Please don’t forget that if you are offered and you accept a scholarship, which gives you the opportunity of studying in the Sixth Form at a school in the UK, then this means that someone else is not going to have that opportunity. We shall expect you to make a success of this opportunity academically and socially and to take a leading part in some of the huge array of extra-curricular activities offered by UK boarding schools.

You owe it to yourself, but also to your competitors, to be honest with yourself. You will be moving out of your own ‘comfort zone’. If you know that you would find it personally very difficult to adjust to all the differences that I have mentioned, including especially that of living away from home, then you should not proceed.
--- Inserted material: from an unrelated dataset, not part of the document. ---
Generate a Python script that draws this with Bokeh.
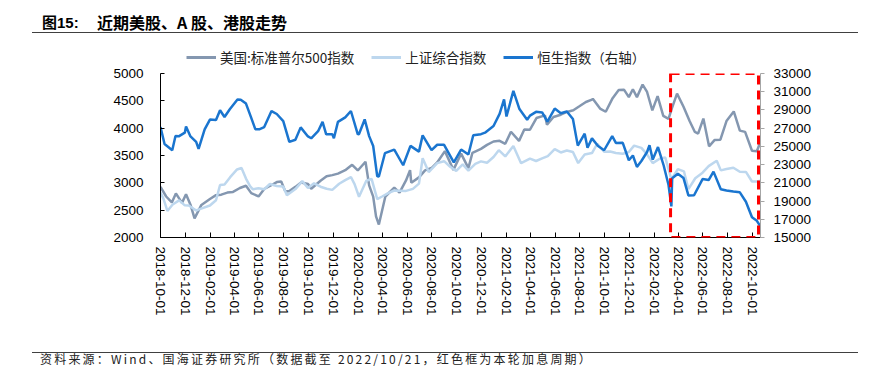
import math
import pandas as pd
from bokeh.plotting import figure
from bokeh.layouts import column
from bokeh.models import (Range1d, LinearAxis, FixedTicker, DatetimeTickFormatter,
                          Legend, LegendItem, BoxAnnotation, Div)
from bokeh.embed import file_html
from bokeh.resources import INLINE

# ---------------- data ----------------
spx_dates = ["2018-10-01", "2018-10-15", "2018-10-29", "2018-11-08", "2018-11-23", "2018-12-03",
             "2018-12-14", "2018-12-24", "2019-01-10", "2019-01-31", "2019-02-15", "2019-02-28",
             "2019-03-15", "2019-03-29", "2019-04-15", "2019-04-30", "2019-05-13", "2019-05-31",
             "2019-06-14", "2019-06-28", "2019-07-15", "2019-07-26", "2019-08-05", "2019-08-15",
             "2019-08-30", "2019-09-13", "2019-09-30", "2019-10-08", "2019-10-31", "2019-11-15",
             "2019-11-29", "2019-12-13", "2019-12-31", "2020-01-17", "2020-01-31", "2020-02-19",
             "2020-02-28", "2020-03-09", "2020-03-16", "2020-03-23", "2020-04-08", "2020-04-30",
             "2020-05-13", "2020-05-29", "2020-06-08", "2020-06-11", "2020-06-30", "2020-07-15",
             "2020-07-31", "2020-08-14", "2020-09-02", "2020-09-23", "2020-10-12", "2020-10-30",
             "2020-11-09", "2020-11-30", "2020-12-15", "2020-12-31", "2021-01-15", "2021-01-29",
             "2021-02-12", "2021-03-04", "2021-03-17", "2021-03-31", "2021-04-16", "2021-05-07",
             "2021-05-12", "2021-05-28", "2021-06-15", "2021-06-30", "2021-07-16", "2021-07-30",
             "2021-08-16", "2021-08-31", "2021-09-02", "2021-09-20", "2021-10-04", "2021-10-21",
             "2021-11-05", "2021-11-18", "2021-11-30", "2021-12-10", "2021-12-20", "2022-01-03",
             "2022-01-14", "2022-01-27", "2022-02-09", "2022-02-23", "2022-03-08", "2022-03-16",
             "2022-03-29", "2022-04-14", "2022-04-29", "2022-05-12", "2022-05-20", "2022-06-02",
             "2022-06-16", "2022-06-30", "2022-07-14", "2022-07-29", "2022-08-16", "2022-08-31",
             "2022-09-13", "2022-09-30", "2022-10-12", "2022-10-21"]
spx_vals = [2924, 2750, 2641, 2806, 2633, 2790,
            2600, 2351, 2596, 2704, 2775, 2784,
            2822, 2834, 2905, 2946, 2812, 2752,
            2887, 2942, 3014, 3026, 2844, 2848,
            2926, 3007, 2977, 2893, 3038, 3120,
            3141, 3169, 3231, 3330, 3226, 3386,
            2954, 2747, 2386, 2237, 2750, 2912,
            2820, 3044, 3232, 3002, 3100, 3227,
            3271, 3373, 3580, 3237, 3534, 3270,
            3550, 3622, 3695, 3756, 3768, 3714,
            3934, 3768, 3974, 3973, 4185, 4233,
            4063, 4204, 4246, 4297, 4327, 4395,
            4479, 4523, 4537, 4358, 4300, 4549,
            4697, 4704, 4567, 4712, 4568, 4797,
            4662, 4326, 4587, 4225, 4170, 4357,
            4632, 4393, 4132, 3930, 3901, 4176,
            3667, 3785, 3790, 4130, 4305, 3955,
            3932, 3586, 3577, 3752]

sse_dates = ["2018-10-01", "2018-10-08", "2018-10-18", "2018-10-31", "2018-11-16", "2018-11-30",
             "2018-12-10", "2018-12-28", "2019-01-04", "2019-01-31", "2019-02-15", "2019-02-25",
             "2019-03-08", "2019-03-22", "2019-04-08", "2019-04-19", "2019-04-30", "2019-05-10",
             "2019-05-17", "2019-05-31", "2019-06-14", "2019-06-28", "2019-07-15", "2019-07-31",
             "2019-08-09", "2019-08-30", "2019-09-16", "2019-09-30", "2019-10-15", "2019-10-31",
             "2019-11-15", "2019-11-29", "2019-12-16", "2019-12-31", "2020-01-14", "2020-01-23",
             "2020-02-03", "2020-02-21", "2020-03-05", "2020-03-19", "2020-03-31", "2020-04-15",
             "2020-04-30", "2020-05-29", "2020-06-15", "2020-06-30", "2020-07-09", "2020-07-24",
             "2020-08-14", "2020-08-31", "2020-09-15", "2020-09-30", "2020-10-16", "2020-10-30",
             "2020-11-16", "2020-11-30", "2020-12-15", "2020-12-31", "2021-01-13", "2021-01-29",
             "2021-02-18", "2021-03-09", "2021-03-31", "2021-04-15", "2021-04-30", "2021-05-14",
             "2021-05-31", "2021-06-15", "2021-06-30", "2021-07-15", "2021-07-28", "2021-08-13",
             "2021-08-31", "2021-09-13", "2021-09-30", "2021-10-15", "2021-10-29", "2021-11-15",
             "2021-11-30", "2021-12-13", "2021-12-31", "2022-01-14", "2022-01-28", "2022-02-15",
             "2022-02-28", "2022-03-15", "2022-03-31", "2022-04-15", "2022-04-26", "2022-05-13",
             "2022-05-31", "2022-06-15", "2022-07-05", "2022-07-15", "2022-07-29", "2022-08-15",
             "2022-08-31", "2022-09-15", "2022-09-30", "2022-10-12", "2022-10-21"]
sse_vals = [2821, 2716, 2486, 2603, 2679, 2588,
            2584, 2494, 2514, 2585, 2682, 2961,
            2969, 3104, 3245, 3271, 3078, 2939,
            2882, 2899, 2882, 2979, 2942, 2932,
            2774, 2886, 3031, 2905, 2991, 2929,
            2891, 2871, 2984, 3050, 3106, 2977,
            2746, 3039, 3071, 2702, 2750, 2812,
            2860, 2852, 2890, 2985, 3450, 3197,
            3360, 3396, 3295, 3218, 3336, 3225,
            3347, 3392, 3367, 3473, 3598, 3483,
            3675, 3360, 3442, 3399, 3447, 3490,
            3615, 3556, 3591, 3565, 3361, 3517,
            3544, 3715, 3568, 3572, 3547, 3533,
            3564, 3681, 3640, 3521, 3361, 3446,
            3462, 3064, 3252, 3211, 2886, 3084,
            3186, 3305, 3404, 3228, 3253, 3277,
            3202, 3199, 3024, 3025, 3038]

hsi_dates = ["2018-10-01", "2018-10-11", "2018-10-30", "2018-11-07", "2018-11-15", "2018-11-30",
             "2018-12-03", "2018-12-14", "2018-12-28", "2019-01-03", "2019-01-18", "2019-01-31",
             "2019-02-15", "2019-02-25", "2019-03-08", "2019-03-21", "2019-04-09", "2019-04-17",
             "2019-04-30", "2019-05-13", "2019-05-23", "2019-06-03", "2019-06-14", "2019-07-02",
             "2019-07-15", "2019-07-31", "2019-08-15", "2019-08-30", "2019-09-12", "2019-09-30",
             "2019-10-08", "2019-10-25", "2019-11-05", "2019-11-14", "2019-11-29", "2019-12-03",
             "2019-12-13", "2019-12-31", "2020-01-14", "2020-01-31", "2020-02-03", "2020-02-17",
             "2020-02-28", "2020-03-09", "2020-03-19", "2020-03-23", "2020-04-07", "2020-04-30",
             "2020-05-22", "2020-06-09", "2020-06-30", "2020-07-09", "2020-07-31", "2020-08-14",
             "2020-08-31", "2020-09-24", "2020-10-12", "2020-10-30", "2020-11-11", "2020-11-30",
             "2020-12-10", "2020-12-31", "2021-01-15", "2021-01-26", "2021-02-01", "2021-02-18",
             "2021-03-05", "2021-03-24", "2021-03-31", "2021-04-15", "2021-04-30", "2021-05-13",
             "2021-05-31", "2021-06-15", "2021-06-30", "2021-07-15", "2021-07-27", "2021-08-13",
             "2021-08-20", "2021-08-31", "2021-09-15", "2021-09-30", "2021-10-20", "2021-10-29",
             "2021-11-15", "2021-11-30", "2021-12-10", "2021-12-20", "2021-12-31", "2022-01-14",
             "2022-01-20", "2022-01-28", "2022-02-10", "2022-02-24", "2022-03-08", "2022-03-15",
             "2022-03-17", "2022-03-31", "2022-04-14", "2022-04-26", "2022-05-10", "2022-05-31",
             "2022-06-15", "2022-06-27", "2022-07-15", "2022-07-29", "2022-08-15", "2022-08-31",
             "2022-09-15", "2022-09-30", "2022-10-12", "2022-10-21"]
hsi_vals = [27127, 25266, 24586, 26147, 26104, 26506,
            27182, 26095, 25504, 24737, 26867, 27942,
            27901, 28959, 28228, 29071, 30157, 30130,
            29699, 28122, 26889, 26893, 27118, 28875,
            28555, 27778, 25495, 25725, 27087, 26092,
            25893, 26667, 27688, 26323, 26346, 25889,
            27687, 28189, 28885, 26312, 26356, 27959,
            26129, 25040, 21709, 21696, 24253, 24643,
            22930, 25057, 24427, 26210, 24595, 25183,
            25177, 23235, 24650, 24107, 26227, 26341,
            26506, 27231, 28573, 30159, 28284, 31085,
            29098, 27918, 28378, 28793, 28725, 27719,
            29152, 28639, 28828, 27996, 25086, 26391,
            24850, 25879, 25033, 24576, 26136, 25377,
            25391, 23475, 23996, 22745, 23398, 24383,
            25122, 23550, 24924, 22902, 20766, 18415,
            21501, 21997, 21519, 19617, 19634, 21415,
            21308, 22230, 20297, 20157, 20041, 19954,
            18930, 17223, 16832, 16211]

x_tick_labels = ["2018-10-01", "2018-12-01", "2019-02-01", "2019-04-01", "2019-06-01",
                 "2019-08-01", "2019-10-01", "2019-12-01", "2020-02-01", "2020-04-01",
                 "2020-06-01", "2020-08-01", "2020-10-01", "2020-12-01", "2021-02-01",
                 "2021-04-01", "2021-06-01", "2021-08-01", "2021-10-01", "2021-12-01",
                 "2022-02-01", "2022-04-01", "2022-06-01", "2022-08-01", "2022-10-01"]
left_ticks = [2000, 2500, 3000, 3500, 4000, 4500, 5000]
right_ticks = [15000, 17000, 19000, 21000, 23000, 25000, 27000, 29000, 31000, 33000]

x_start = "2018-10-01"
x_end = "2022-10-21"
hike_start = "2022-03-13"
hike_end = "2022-10-16"

series_names = ["美国:标准普尔500指数", "上证综合指数", "恒生指数（右轴）"]
series_colors = ["#8497B0", "#BDD7EE", "#1A75CF"]
title_num = "图15:"
title_text = "近期美股、A 股、港股走势"
source_text = "资料来源：Wind、国海证券研究所（数据截至 2022/10/21，红色框为本轮加息周期）"


def ms(d):
    return pd.Timestamp(d).value / 1e6


def dts(lst):
    return [pd.Timestamp(d) for d in lst]


LAT = "Liberation Sans"
CJK = "Noto Sans CJK SC"
LW = 2.5
BL, BR = 160, 115   # left / right borders shared by the stacked figures

# ---------------- header (title + rule) ----------------
header = Div(width=875, height=34, margin=0, text=(
    '<div style="position:relative;width:875px;height:34px;overflow:hidden;color:#000;">'
    f'<span style="position:absolute;left:42px;top:15px;font-family:\'{LAT}\',\'{CJK}\';'
    f'font-size:15px;line-height:15px;font-weight:bold;white-space:nowrap;">{title_num}</span>'
    f'<span style="position:absolute;left:97px;top:14px;font-family:\'{CJK}\';'
    f'font-size:16px;line-height:16px;font-weight:bold;white-space:nowrap;">{title_text}</span>'
    '<div style="position:absolute;left:32px;top:32px;width:826px;height:1px;background:#404040;"></div>'
    '</div>'))

# ---------------- legend strip ----------------
lg = figure(width=875, height=33, x_range=Range1d(0, 1), y_range=Range1d(0, 1),
            output_backend="svg", toolbar_location=None, margin=0,
            x_axis_location=None, y_axis_location=None,
            min_border_left=BL, min_border_right=BR, min_border_top=0, min_border_bottom=0)
lg.grid.visible = False
lg.outline_line_color = None
lg.background_fill_color = "white"
lg.border_fill_color = "white"
# placeholder renderers (outside the visible range) that only carry the legend styles
dummies = [lg.line(x=[-5, -4], y=[-5, -5], line_color=c, line_width=3) for c in series_colors]
legend = Legend(items=[LegendItem(label=n, renderers=[r]) for n, r in zip(series_names, dummies)],
                orientation="horizontal", location=(26, 0), padding=0, margin=0,
                spacing=17, label_standoff=4, glyph_width=30, glyph_height=14,
                label_height=14, label_text_font=CJK, label_text_font_size="13.5px",
                label_text_color="#222222", border_line_color=None, background_fill_alpha=0)
lg.add_layout(legend)

# ---------------- main figure ----------------
p = figure(width=875, height=283, x_axis_type="datetime",
           x_range=Range1d(ms(x_start), ms(x_end)), y_range=Range1d(2000, 5000),
           output_backend="svg", toolbar_location=None, margin=0,
           min_border_left=BL, min_border_right=BR, min_border_top=6, min_border_bottom=113)
p.extra_y_ranges = {"hsi": Range1d(15000, 33000)}
p.grid.visible = False
p.outline_line_color = None
p.background_fill_color = "white"
p.border_fill_color = "white"

# x axis
xa = p.xaxis[0]
xa.ticker = FixedTicker(ticks=[ms(d) for d in x_tick_labels])
fmt = "%Y-%m-%d"
xa.formatter = DatetimeTickFormatter(microseconds=fmt, milliseconds=fmt, seconds=fmt, minsec=fmt,
                                     minutes=fmt, hourmin=fmt, hours=fmt, days=fmt, months=fmt,
                                     years=fmt)
xa.major_label_orientation = -math.pi / 2
xa.major_label_text_font = LAT
xa.major_label_text_font_size = "13.5px"
xa.major_label_text_color = "black"
xa.major_label_standoff = 9
xa.axis_line_color = "black"
xa.major_tick_line_color = "black"
xa.major_tick_in = 5
xa.major_tick_out = 0
xa.minor_tick_line_color = None

# left axis
ya = p.yaxis[0]
ya.ticker = FixedTicker(ticks=left_ticks)
ya.major_label_text_font = LAT
ya.major_label_text_font_size = "13.5px"
ya.major_label_text_color = "black"
ya.major_label_standoff = 17
ya.axis_line_color = "black"
ya.major_tick_line_color = "black"
ya.major_tick_in = 4
ya.major_tick_out = 0
ya.minor_tick_line_color = None

# right axis
ra = LinearAxis(y_range_name="hsi", ticker=FixedTicker(ticks=right_ticks))
ra.major_label_text_font = LAT
ra.major_label_text_font_size = "13.5px"
ra.major_label_text_color = "black"
ra.major_label_standoff = 9
ra.axis_line_color = "#A6A6A6"
ra.major_tick_line_color = "#A6A6A6"
ra.major_tick_in = 0
ra.major_tick_out = 4
ra.minor_tick_line_color = None
p.add_layout(ra, "right")

# lines
p.line(dts(spx_dates), spx_vals, line_color=series_colors[0], line_width=LW)
p.line(dts(sse_dates), sse_vals, line_color=series_colors[1], line_width=LW)
p.line(dts(hsi_dates), hsi_vals, line_color=series_colors[2], line_width=LW, y_range_name="hsi")

# hike period box
box = BoxAnnotation(left=ms(hike_start), right=ms(hike_end), bottom=2000, top=5000,
                    fill_alpha=0, line_color="#FF0000", line_alpha=1, line_width=3,
                    line_dash="9 6")
p.add_layout(box)

# ---------------- footer (rule + source) ----------------
footer = Div(width=875, height=18, margin=0, text=(
    '<div style="position:relative;width:875px;height:18px;overflow:hidden;color:#222;">'
    '<div style="position:absolute;left:32px;top:2px;width:826px;height:1px;background:#404040;"></div>'
    f'<span style="position:absolute;left:40px;top:3px;font-family:\'{CJK}\';font-size:12px;'
    f'line-height:12px;letter-spacing:2.2px;white-space:nowrap;">{source_text}</span>'
    '</div>'))

layout = column(header, lg, p, footer, spacing=0, margin=0)

open("out.html", "w").write(file_html(layout, INLINE))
Since the HMC Projects Scholarships started in 1992 there have been about two thousand scholars. For the vast majority it has been a wonderfully positive, fulfilling and enjoyable experience – because they have embraced the opportunities and the challenges with enthusiasm and commitment.

Could you win a scholarship?

  • Are you bright, able, adaptable, different, ambitious, interesting?
  • Do you have consistently excellent school grades?
  • Do you have a very good command of English, spoken and written?
  • Are you a self-starter?
  • Could you not only cope, but thrive in a new environment, away from home, immersed in a different approach to learning?
  • Could you contribute to your new school academically, socially, culturally, in the arts, in sports? Will you inspire others in the classroom?
  • Are you ready to make new, lifelong friends?
  • Would you be a great ambassador for your own country?

If you can answer yes to all these questions, then apply….!

I hope that this paper has been helpful for you. Please read it carefully, along with the complementary document, Information for the Parents of Applicants 2020.